Theo Waigel als amtierender Finanzminister flog erst gar nicht mehr zur Herbsttagung des Internationalen Währungsfonds und der Weltbank nach Washington. Er reihte sich bei der CSU-Landesregierung ein und blieb zur Strauß-Gedenkfeier in München. Für den studierten Juristen bedeuten die zehn Jahre Amtszeit im Bundesfinanzministerium den Anspruch auf eine Pension in Höhe von 6.028 Mark im Monat und ein Übergangsgeld von 245.172 Mark. Würde der 59jährige – wie anfangs erklärt – alle politischen Ämter niederlegen, hätte sich das Übergangsgeld auf rund 460.000 Mark erhöht. Doch Waigel will seine monatlichen Abgeordnetendiäten von 11.300 Mark behalten, zumal noch eine Spitzenposition im Vorstand der Bayerischen Landesbank in Aussicht steht. Eine derartige "Einheit von Politik und Wirtschaft" kann für die Beteiligten nur von Vorteil sein. Wer will auch ganz freiwillig von der Macht lassen? Es mag durchaus Stimmen geben, die Theo Waigel ein derartig hohes "Schmerzensgeld" zugestehen, weil er als "Watschenmann der Nation" für viele Fehler einstehen mußte.

Den Zorn für Kohls Ministerriege dürfte jetzt aber Familienministerin Claudia Nolte (32) als Jüngste abbekommen. Die Thüringerin erhält für ihre vier Dienstjahre in Bonn ein Übergangsgeld von 245.172 Mark und vom 55. Lebensjahr an monatlich 3.429 Mark. Würde sie aus dem Bundestag ausscheiden, käme ein Übergangsgeld von 461.115 Mark auf ihr Konto. Doch es gibt noch größere politische "Schnäppchenjäger". Zum Beispiel Otto Hauser. Für seine fünf Monate als Regierungssprecher hat der 45jährige Anspruch auf Übergangsgeld als Parlamentarischer Staatssekretär und Bundestagsabgeordneter, für das Amt des Parlamentarischen Staatssekretärs die ersten drei Monate je 18.000 Mark, für die folgenden drei Monate je 9.000 Mark "Entschädigung". Bundestagsabgeordneter war Otto Hauser seit 1983. Für eine Legislaturperiode bekommen Abgeordnete ein Übergangsgeld von 72.562 DM. Vom 55. Lebensjahr an erwartet ihn eine Pension von 7.500 Mark im Monat.

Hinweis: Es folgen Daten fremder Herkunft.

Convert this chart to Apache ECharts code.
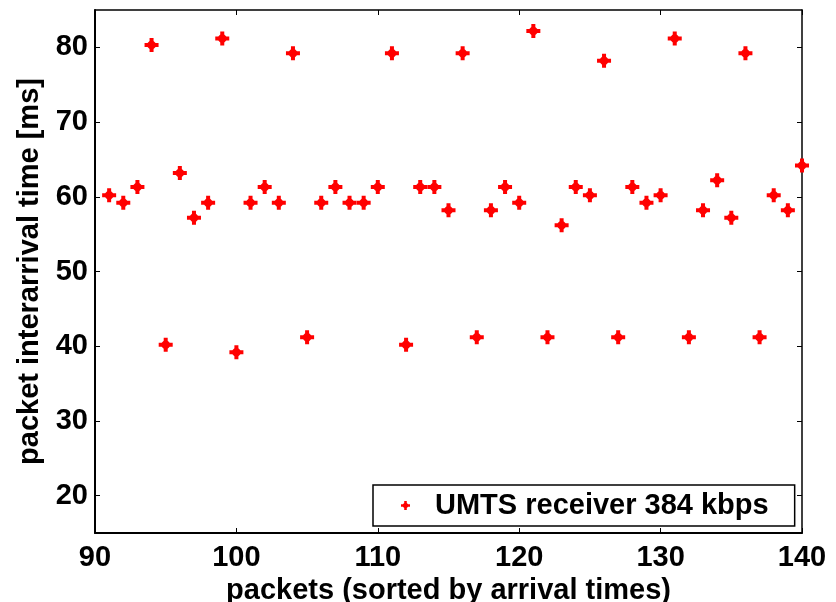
<!DOCTYPE html>
<html>
<head>
<meta charset="utf-8">
<script src="https://cdn.jsdelivr.net/npm/echarts@6/dist/echarts.min.js"></script>
<style>
  html, body { margin: 0; padding: 0; background: #fff; }
  #chart { width: 836px; height: 602px; }
</style>
</head>
<body>
<div id="chart"></div>
<script>
// Packet indices (sorted by arrival time)
const packets = [91, 92, 93, 94, 95, 96, 97, 98, 99, 100,
                 101, 102, 103, 104, 105, 106, 107, 108, 109, 110,
                 111, 112, 113, 114, 115, 116, 117, 118, 119, 120,
                 121, 122, 123, 124, 125, 126, 127, 128, 129, 130,
                 131, 132, 133, 134, 135, 136, 137, 138, 139, 140];
// Interarrival time per packet [ms]
const interarrival = [60.2, 59.2, 61.3, 80.3, 40.2, 63.2, 57.2, 59.2, 81.2, 39.2,
                      59.2, 61.3, 59.2, 79.2, 41.2, 59.2, 61.3, 59.2, 59.2, 61.3,
                      79.2, 40.2, 61.3, 61.3, 58.2, 79.2, 41.2, 58.2, 61.3, 59.2,
                      82.2, 41.2, 56.2, 61.3, 60.2, 78.2, 41.2, 61.3, 59.2, 60.2,
                      81.2, 41.2, 58.2, 62.2, 57.2, 79.2, 41.2, 60.2, 58.2, 64.2];
const seriesName = 'UMTS receiver 384 kbps';
const xTicks = [90, 100, 110, 120, 130, 140];
const yTicks = [20, 30, 40, 50, 60, 70, 80];

const points = packets.map((p, i) => [p, interarrival[i]]);

// Thick plus-shaped marker
const plusMark = 'path://M5,0 L9,0 L9,3 L11,5 L14,5 L14,9 L11,9 L9,11 L9,14 L5,14 L5,11 L3,9 L0,9 L0,5 L3,5 L5,3 Z';

const FONT = '"Liberation Sans", Arial, Helvetica, sans-serif';
const FS = 29;

const chart = echarts.init(document.getElementById('chart'), null, { renderer: 'canvas' });

const baseX = {
  type: 'value', min: 90, max: 140, interval: 10,
  splitLine: { show: false }
};
const baseY = {
  type: 'value', min: 15, max: 85, interval: 5,
  splitLine: { show: false }
};

chart.setOption({
  backgroundColor: '#ffffff',
  animation: false,
  grid: { left: 95, right: 34, top: 10, bottom: 69, containLabel: false, outerBoundsMode: 'none' },
  legend: {
    data: [{ name: seriesName, icon: plusMark }],
    left: 373, top: 485,
    itemWidth: 9, itemHeight: 9, itemGap: 0,
    padding: [6, 26, 6, 28],
    borderColor: '#000', borderWidth: 1.5,
    backgroundColor: '#fff',
    textStyle: { fontFamily: FONT, fontWeight: 'bold', fontSize: FS, color: '#000', padding: [0, 0, 0, 20] }
  },
  xAxis: [
    Object.assign({}, baseX, {
      position: 'bottom',
      name: 'packets (sorted by arrival times)',
      nameLocation: 'middle', nameGap: 42,
      nameTextStyle: { fontFamily: FONT, fontWeight: 'bold', fontSize: FS, color: '#000' },
      axisLine: { show: true, onZero: false, lineStyle: { color: '#000', width: 2 } },
      axisTick: { show: true, inside: true, length: 5, lineStyle: { color: '#000', width: 1 } },
      axisLabel: { show: true, margin: 10, fontFamily: FONT, fontWeight: 'bold', fontSize: FS, color: '#000',
        formatter: v => (xTicks.indexOf(v) >= 0 ? String(v) : '') }
    }),
    Object.assign({}, baseX, {
      position: 'top',
      axisLine: { show: true, onZero: false, lineStyle: { color: '#000', width: 1.5 } },
      axisTick: { show: true, inside: true, length: 5, lineStyle: { color: '#000', width: 1 } },
      axisLabel: { show: false }
    })
  ],
  yAxis: [
    Object.assign({}, baseY, {
      position: 'left',
      name: 'packet interarrival time [ms]',
      nameLocation: 'middle', nameGap: 48,
      nameTextStyle: { fontFamily: FONT, fontWeight: 'bold', fontSize: FS, color: '#000' },
      axisLine: { show: true, onZero: false, lineStyle: { color: '#000', width: 2 } },
      axisTick: { show: true, inside: true, length: 5, lineStyle: { color: '#000', width: 1 },
        customValues: yTicks },
      axisLabel: { show: true, margin: 7, fontFamily: FONT, fontWeight: 'bold', fontSize: FS, color: '#000',
        customValues: yTicks, formatter: v => String(v) }
    }),
    Object.assign({}, baseY, {
      position: 'right',
      axisLine: { show: true, onZero: false, lineStyle: { color: '#000', width: 1.5 } },
      axisTick: { show: true, inside: true, length: 5, lineStyle: { color: '#000', width: 1 },
        customValues: yTicks },
      axisLabel: { show: false }
    })
  ],
  series: [{
    name: seriesName,
    type: 'scatter',
    xAxisIndex: 0, yAxisIndex: 0,
    data: points,
    symbol: plusMark,
    symbolSize: 14,
    itemStyle: { color: '#ff0000', opacity: 1 },
    clip: false
  }]
});
</script>
</body>
</html>
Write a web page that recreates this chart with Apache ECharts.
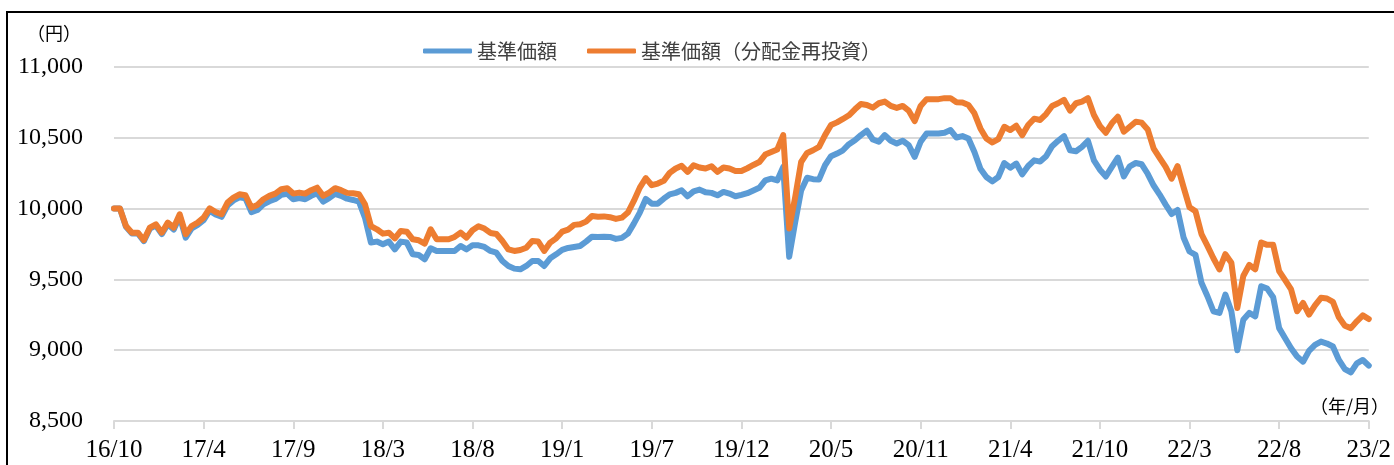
<!DOCTYPE html>
<html>
<head>
<meta charset="utf-8">
<script src="https://cdn.jsdelivr.net/npm/echarts@6/dist/echarts.min.js"></script>
<style>
  html, body { margin: 0; padding: 0; background: #fff; }
  #chart { width: 1394px; height: 465px; }
</style>
</head>
<body>
<div id="chart"></div>
<script>
// x-axis tick labels (year/month), evenly spaced; 15 samples between labels
const tickLabels = ['16/10','17/4','17/9','18/3','18/8','19/1','19/7','19/12','20/5','20/11','21/4','21/10','22/3','22/8','23/2'];
const samplesPerTick = 15;

// 基準価額
const navValues = [
10000,10000,9872,9825,9825,9770,9858,9880,9820,9890,
9852,9945,9795,9860,9885,9918,9985,9958,9942,10022,
10058,10080,10072,9975,9990,10030,10052,10068,10098,10104,
10066,10074,10066,10090,10108,10050,10074,10104,10090,10070,
10061,10049,9936,9760,9767,9748,9767,9712,9767,9760,
9677,9672,9642,9720,9701,9701,9701,9701,9736,9712,
9741,9741,9729,9701,9689,9630,9595,9576,9571,9595,
9630,9630,9595,9649,9677,9708,9722,9729,9736,9767,
9802,9800,9802,9800,9786,9793,9823,9894,9972,10068,
10035,10035,10070,10101,10111,10129,10087,10122,10134,10115,
10111,10094,10118,10106,10087,10097,10109,10128,10147,10199,
10211,10199,10294,9660,9903,10128,10218,10208,10206,10306,
10370,10389,10412,10455,10483,10519,10550,10488,10472,10519,
10479,10460,10479,10448,10365,10472,10531,10531,10531,10536,
10555,10502,10512,10495,10400,10282,10223,10192,10223,10322,
10289,10318,10242,10301,10341,10332,10370,10441,10479,10512,
10412,10405,10436,10479,10341,10275,10227,10294,10360,10227,
10299,10322,10313,10246,10163,10099,10028,9962,9990,9796,
9697,9673,9476,9381,9275,9263,9393,9275,9000,9215,
9263,9239,9452,9435,9374,9156,9085,9014,8955,8919,
8995,9038,9061,9047,9026,8931,8867,8843,8907,8931,
8891
];

// 基準価額（分配金再投資）
const reinvestValues = [
10000,10000,9877,9830,9830,9778,9866,9889,9830,9901,
9866,9960,9819,9877,9901,9936,10002,9976,9960,10042,
10078,10101,10094,10007,10026,10066,10090,10106,10137,10144,
10106,10113,10106,10130,10148,10090,10113,10144,10130,10111,
10108,10101,10031,9877,9854,9823,9830,9790,9842,9837,
9783,9776,9753,9854,9783,9783,9783,9800,9830,9795,
9847,9875,9859,9828,9821,9771,9712,9701,9708,9724,
9771,9767,9701,9760,9790,9837,9852,9885,9889,9908,
9948,9943,9945,9939,9927,9936,9972,10054,10148,10215,
10165,10177,10196,10252,10283,10302,10259,10306,10290,10283,
10299,10259,10290,10283,10266,10265,10285,10308,10329,10382,
10400,10417,10519,9860,10080,10329,10393,10412,10436,10519,
10590,10609,10633,10659,10701,10739,10732,10713,10744,10756,
10725,10711,10725,10692,10618,10725,10773,10773,10773,10780,
10780,10751,10749,10732,10673,10566,10495,10467,10491,10578,
10555,10585,10519,10590,10635,10626,10668,10725,10744,10768,
10692,10744,10756,10780,10661,10583,10536,10602,10649,10543,
10578,10614,10607,10559,10424,10358,10294,10211,10300,10152,
10009,9981,9820,9737,9649,9571,9678,9618,9298,9524,
9602,9571,9761,9744,9744,9559,9495,9429,9275,9334,
9251,9317,9370,9365,9341,9232,9173,9156,9204,9246,
9220
];

const yTicks = { min: 8500, max: 11000, step: 500 };
const seriesNames = ['基準価額', '基準価額（分配金再投資）'];

const toPairs = arr => arr.map((v, i) => [i, v]);
const lastIndex = (tickLabels.length - 1) * samplesPerTick;

const chart = echarts.init(document.getElementById('chart'), null, { renderer: 'canvas' });
const serif = "'Liberation Serif', 'DejaVu Serif', serif";
const cjk = "'Noto Sans CJK JP', 'Noto Sans', sans-serif";

chart.setOption({
  animation: false,
  backgroundColor: '#ffffff',
  grid: { left: 114, right: 21, top: 67, bottom: 44, containLabel: false },
  legend: {
    left: 418, top: 36,
    itemWidth: 49, itemHeight: 5, itemGap: 30,
    icon: 'roundRect',
    textStyle: { fontFamily: cjk, fontSize: 20, color: '#404040' },
    data: seriesNames
  },
  xAxis: {
    type: 'value',
    min: 0, max: lastIndex, interval: samplesPerTick,
    axisLine: { show: true, lineStyle: { color: '#d9d9d9', width: 2 } },
    axisTick: { show: true, length: 8, lineStyle: { color: '#d9d9d9', width: 2 } },
    splitLine: { show: false },
    axisLabel: {
      margin: 17,
      fontFamily: serif, fontSize: 25, color: '#000',
      formatter: v => tickLabels[Math.round(v / samplesPerTick)] || ''
    }
  },
  yAxis: {
    type: 'value',
    min: yTicks.min, max: yTicks.max, interval: yTicks.step,
    axisLine: { show: false },
    axisTick: { show: false },
    splitLine: { show: true, lineStyle: { color: '#d9d9d9', width: 2 } },
    axisLabel: {
      margin: 31,
      fontFamily: serif, fontSize: 24, color: '#000',
      formatter: v => v.toLocaleString('en-US')
    }
  },
  series: [
    {
      name: seriesNames[0], type: 'line', showSymbol: false, symbol: 'none',
      data: toPairs(navValues),
      itemStyle: { color: '#5B9BD5' },
      lineStyle: { color: '#5B9BD5', width: 6, cap: 'round', join: 'round' },
      z: 2
    },
    {
      name: seriesNames[1], type: 'line', showSymbol: false, symbol: 'none',
      data: toPairs(reinvestValues),
      itemStyle: { color: '#ED7D31' },
      lineStyle: { color: '#ED7D31', width: 6, cap: 'round', join: 'round' },
      z: 3
    }
  ],
  graphic: [
    {
      type: 'rect', silent: true, z: 100,
      shape: { x: 7, y: 12, width: 1420, height: 480 },
      style: { fill: null, stroke: '#000', lineWidth: 2 }
    },
    {
      type: 'text', left: 27, top: 24, silent: true,
      style: { text: '（円）', font: "18px 'Noto Sans CJK JP'", fill: '#000' }
    },
    {
      type: 'text', left: 1310, top: 397, silent: true,
      style: { text: '（年/月）', font: "18px 'Noto Sans CJK JP'", fill: '#000' }
    }
  ]
});
</script>
</body>
</html>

Doch es gibt noch weitere Möglichkeiten, Treue zu belohnen: die planmäßige und außerplanmäßige Beförderung. 70 Beamte kamen noch vor "Toresschluß" in die Gnade ihrer scheidenden Dienstherren. Das Verteidigungsministerium steht mit fast 30 Regelbeförderungen an erster Stelle. Im Innenministerium wurden u.a. drei Regierungsdirektoren zu Ministerialräten, im Finanzministerium und im Kanzleramt je einer und im Landwirtschaftsministerium zwei. Wirtschaftsminister Rexrodt machte vier Ministerialräte zu Ministerialdirigenten und setzte in seinem Haus insgesamt 18 Beförderungen durch. Arbeitsminister Blüm konnte 14 Mitarbeiter in eine höhere Besoldungsstufe bringen. Auch im Bundespresseamt wurden fünf Regierungsdirektoren zu Ministerialräten erhoben. Die "Ablösesumme" für die letzte Kohlregierung beträgt nach Schätzungen des Bundes der Steuerzahler 200 Millionen Mark, davon allein 3,75 Millionen Mark Übergangsgeld für die 16 Bundesminister.

Für die SPD besteht jedoch kein Grund zur Entrüstung. Ihr Bundesgeschäftsführer Franz Müntefering schied nach 17 Jahren mit der Pension von monatlich 8.119 Mark aus dem Bundestag aus, sitzt jetzt im Landtag von NRW, erhält 8.370 Mark Diäten, dazu 2.930 Mark anteilige Bundestagspension und 20.000 Mark SPD-Gehalt.